Ron English on consumerism and brands
Hypebeast speaks to David Ben-David “DBD”
The start of Sprayground and why…
Can you introduce yourself and your role at Sprayground?
I am DBD, David Ben David. Creative director and owner of Sprayground.
What’s your background in art?
As a teenager I started shaping my own surfboards and applying my artwork onto these as my first commercial product. I attended the School of Visual Arts for graphic and product design thereafter to refine my talent.
What was the premise behind the creation of Sprayground?
I would travel a lot and pack my whole life into my backpack. When it was time to get rid of my black backpack to buy something new, all I could find were bags of the same old solid colors and shapes that had no fashion appeal. Like a bolt of lightning, it hit me… It only made sense for me to develop my own fashion-inspired backpack line. I am now revolutionizing the bag industry by selling and creating my fashionably technical bag line to over 30 countries around the globe.

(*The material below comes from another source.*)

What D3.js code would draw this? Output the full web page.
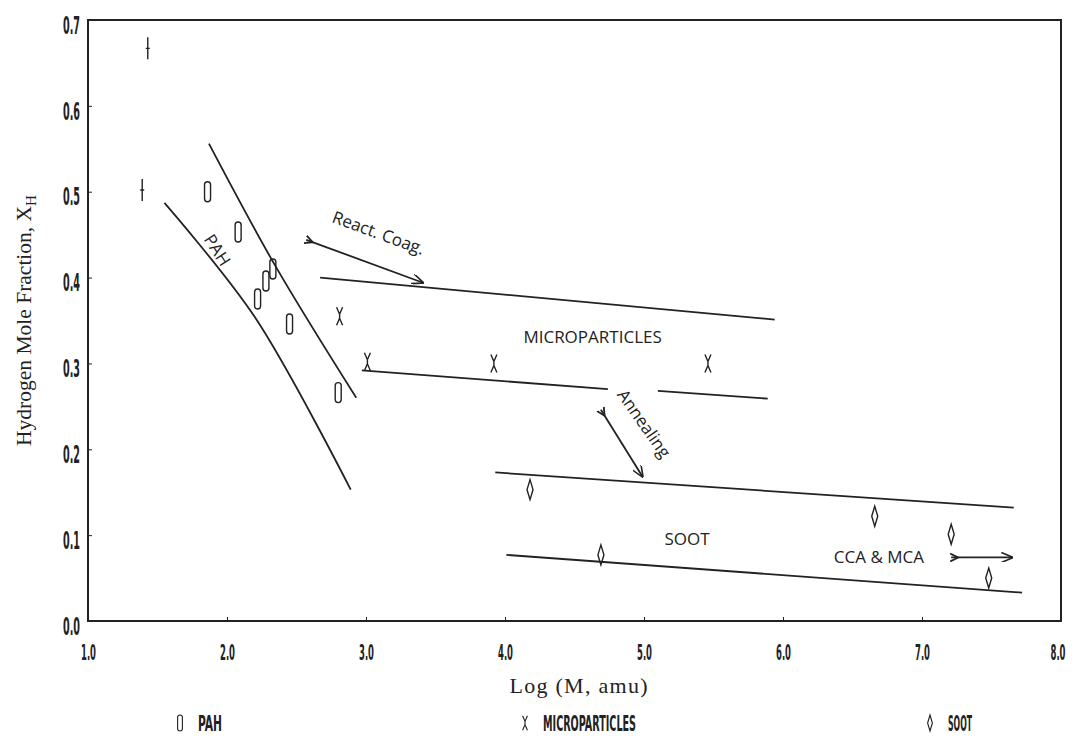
<!DOCTYPE html>
<html>
<head>
<meta charset="utf-8">
<script src="https://cdn.jsdelivr.net/npm/d3@7"></script>
<style>
  body { margin: 0; background: #fff; }
  .tick text, .legend-text {
    font-family: "Liberation Sans Narrow", "DejaVu Sans Condensed", sans-serif;
    font-weight: bold;
    fill: #222;
  }
  .axis-title { font-family: "Liberation Serif", serif; fill: #222; }
  .note { font-family: "Open Sans", "Liberation Sans", sans-serif; fill: #222; }
</style>
</head>
<body>
<div id="wrapper"></div>
<script>
// Data
const xTicks = [1, 2, 3, 4, 5, 6, 7, 8];
const yTicks = [0, 0.1, 0.2, 0.3, 0.4, 0.5, 0.6, 0.7];

const pahX = [1.86, 2.08, 2.33, 2.28, 2.22, 2.45, 2.80];
const pahY = [0.50, 0.453, 0.41, 0.396, 0.375, 0.346, 0.266];

const microX = [2.81, 3.01, 3.92, 5.46];
const microY = [0.355, 0.302, 0.300, 0.300];

const sootX = [4.18, 4.69, 6.66, 7.21, 7.48];
const sootY = [0.153, 0.077, 0.122, 0.101, 0.050];

const otherX = [1.43, 1.39];
const otherY = [0.667, 0.502];

// hand-drawn band curves
const pahUpper = [[1.87, 0.556], [2.35, 0.413], [2.93, 0.26]];
const pahLower = [[1.55, 0.487], [2.2, 0.354], [2.89, 0.153]];
const microUpper = [[2.67, 0.40], [5.94, 0.351]];
const microLowerA = [[2.97, 0.292], [4.74, 0.270]];
const microLowerB = [[5.10, 0.268], [5.89, 0.259]];
const sootUpper = [[3.93, 0.173], [7.66, 0.132]];
const sootLower = [[4.01, 0.077], [7.72, 0.033]];

const arrows = [
  [[2.57, 0.444], [3.41, 0.394]],
  [[4.69, 0.246], [4.99, 0.168]],
  [[7.21, 0.074], [7.65, 0.074]],
];

const notes = ["React. Coag.", "MICROPARTICLES", "Annealing", "SOOT", "CCA & MCA", "PAH"];
const noteX = [3.09, 4.63, 5.0, 5.31, 6.69, 1.93];
const noteY = [0.452, 0.331, 0.230, 0.096, 0.075, 0.432];
const noteAngle = [20, 0, 55, 0, 0, 57];

const legendLabels = ["PAH", "MICROPARTICLES", "SOOT"];

// Dimensions
const dimensions = {
  width: 1080,
  height: 737,
  margin: { top: 20, right: 19, bottom: 116, left: 88 },
};

const wrapper = d3.select("#wrapper")
  .append("svg")
  .attr("width", dimensions.width)
  .attr("height", dimensions.height);

const x = d3.scaleLinear().domain([1, 8])
  .range([dimensions.margin.left, dimensions.width - dimensions.margin.right]);
const y = d3.scaleLinear().domain([0, 0.7])
  .range([dimensions.height - dimensions.margin.bottom, dimensions.margin.top]);

const ink = "#222";

// frame
wrapper.append("rect")
  .attr("x", x(1)).attr("y", y(0.7))
  .attr("width", x(8) - x(1)).attr("height", y(0) - y(0.7))
  .attr("fill", "none").attr("stroke", ink).attr("stroke-width", 2);

// axes
const yAxis = wrapper.append("g")
  .attr("transform", `translate(${x(1)},0)`)
  .call(d3.axisLeft(y).tickValues(yTicks).tickSize(-4).tickPadding(8).tickFormat(d3.format(".1f")));
yAxis.select(".domain").remove();
yAxis.selectAll(".tick line").attr("stroke", ink);
yAxis.selectAll(".tick text")
  .attr("font-size", 24).attr("dy", "0.55em")
  .attr("textLength", 17).attr("lengthAdjust", "spacingAndGlyphs");

const xAxis = wrapper.append("g")
  .attr("transform", `translate(0,${y(0)})`)
  .call(d3.axisBottom(x).tickValues(xTicks).tickSize(-4).tickPadding(23).tickFormat(d3.format(".1f")));
xAxis.select(".domain").remove();
xAxis.selectAll(".tick line").attr("stroke", ink);
xAxis.selectAll(".tick text")
  .attr("font-size", 22)
  .attr("textLength", 15).attr("lengthAdjust", "spacingAndGlyphs");
// last label sits on the right edge: anchor it by its end
xAxis.selectAll(".tick text")
  .filter((d) => d === 8)
  .attr("text-anchor", "end")
  .attr("x", 4);

// axis titles
wrapper.append("text")
  .attr("class", "axis-title")
  .attr("x", (x(1) + x(8)) / 2 + 4)
  .attr("y", 693)
  .attr("text-anchor", "middle")
  .attr("font-size", 22)
  .attr("textLength", 138)
  .text("Log  (M, amu)");

const yTitle = wrapper.append("text")
  .attr("class", "axis-title")
  .attr("transform", `translate(31,${(y(0) + y(0.7)) / 2}) rotate(-90)`)
  .attr("text-anchor", "middle")
  .attr("font-size", 21.5);
yTitle.append("tspan").text("Hydrogen Mole Fraction, X");
yTitle.append("tspan").attr("font-size", 15).attr("dy", 5).text("H");

// curves
const line = d3.line().x((d) => x(d[0])).y((d) => y(d[1])).curve(d3.curveCatmullRom);
[pahUpper, pahLower, microUpper, microLowerA, microLowerB, sootUpper, sootLower].forEach((c) => {
  wrapper.append("path")
    .attr("d", line(c))
    .attr("fill", "none")
    .attr("stroke", ink)
    .attr("stroke-width", 1.8);
});

// arrows
const defs = wrapper.append("defs");
defs.append("marker")
  .attr("id", "head")
  .attr("viewBox", "0 0 12 10")
  .attr("refX", 11).attr("refY", 5)
  .attr("markerWidth", 12).attr("markerHeight", 10)
  .attr("markerUnits", "userSpaceOnUse")
  .attr("orient", "auto")
  .append("path")
  .attr("d", "M0,0 L12,5 L0,10")
  .attr("fill", "none").attr("stroke", ink).attr("stroke-width", 1.6);
defs.append("marker")
  .attr("id", "tail")
  .attr("viewBox", "0 0 12 10")
  .attr("refX", 1).attr("refY", 5)
  .attr("markerWidth", 12).attr("markerHeight", 10)
  .attr("markerUnits", "userSpaceOnUse")
  .attr("orient", "auto")
  .append("path")
  .attr("d", "M0,1 L8,5 L0,9")
  .attr("fill", "none").attr("stroke", ink).attr("stroke-width", 1.8);

arrows.forEach((a) => {
  wrapper.append("path")
    .attr("d", d3.line().x((d) => x(d[0])).y((d) => y(d[1]))(a))
    .attr("stroke", ink)
    .attr("stroke-width", 1.8)
    .attr("marker-start", "url(#tail)")
    .attr("marker-end", "url(#head)");
});

// notes
notes.forEach((t, i) => {
  wrapper.append("text")
    .attr("class", "note")
    .attr("transform", `translate(${x(noteX[i])},${y(noteY[i])}) rotate(${noteAngle[i]})`)
    .attr("text-anchor", "middle")
    .attr("dy", "0.35em")
    .attr("font-size", 17)
    .text(t);
});

// marker shapes
const pahPath = "M-3,-7 Q-3,-10 0,-10 Q3,-10 3,-7 L3,7 Q3,10 0,10 Q-3,10 -3,7 Z";
const microPath = "M-3,-9 L0,-2 L3,-9 M0,-2 L0,2 M-3,9 L0,2 L3,9";
const sootPath = "M0,-10 L3,0 L0,10 L-3,0 Z";
const otherPath = "M0,-11 L0,11 M-2,0 L2,0";

function drawPoints(xs, ys, p) {
  wrapper.append("g")
    .selectAll("path")
    .data(xs.map((d, i) => [d, ys[i]]))
    .join("path")
    .attr("transform", (d) => `translate(${x(d[0])},${y(d[1])})`)
    .attr("d", p)
    .attr("fill", "none")
    .attr("stroke", ink)
    .attr("stroke-width", 1.4);
}
drawPoints(pahX, pahY, pahPath);
drawPoints(microX, microY, microPath);
drawPoints(sootX, sootY, sootPath);
drawPoints(otherX, otherY, otherPath);

// legend
const legendX = [180, 525, 930];
const legendW = [24, 93, 24];
const legendPaths = [pahPath, microPath, sootPath];
legendLabels.forEach((l, i) => {
  const g = wrapper.append("g").attr("transform", `translate(${legendX[i]},723)`);
  g.append("path")
    .attr("d", legendPaths[i])
    .attr("transform", "scale(0.8)")
    .attr("fill", "none").attr("stroke", ink).attr("stroke-width", 1.4);
  g.append("text")
    .attr("class", "legend-text")
    .attr("x", 18)
    .attr("y", 8)
    .attr("font-size", 21)
    .attr("textLength", legendW[i])
    .attr("lengthAdjust", "spacingAndGlyphs")
    .text(l);
});
</script>
</body>
</html>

How the project came about and creating art products…
How did the project with Ron come about? Why Ron English?
Ron has a very extraordinary style of art. He takes elements people are familiar with and adds a crazy twist to it that no one else does or can execute at his level. I feel my bag concepts strike the market out of left field just like his paintings do. This creates a perfect synergistic collab.
In terms of joining art and product, is there a particular angle you prefer to explore or maintain?
Whenever I create, I always keep it clean with a little dab of crazy. It’s about looking at pre-existing things and adding the perfect angle to it where it’s fresh and exciting. I wouldn’t want to create products that are simple – it’s about making an impact and offering something fresh in the market.
Any last comments?
I’m excited and thankful to create a product that sells to the world and where people appreciate it… It’s a blessing.
“Ron has a very extraordinary style of art. He takes elements people are familiar with and adds a crazy twist to it that no one else does or can execute at his level.”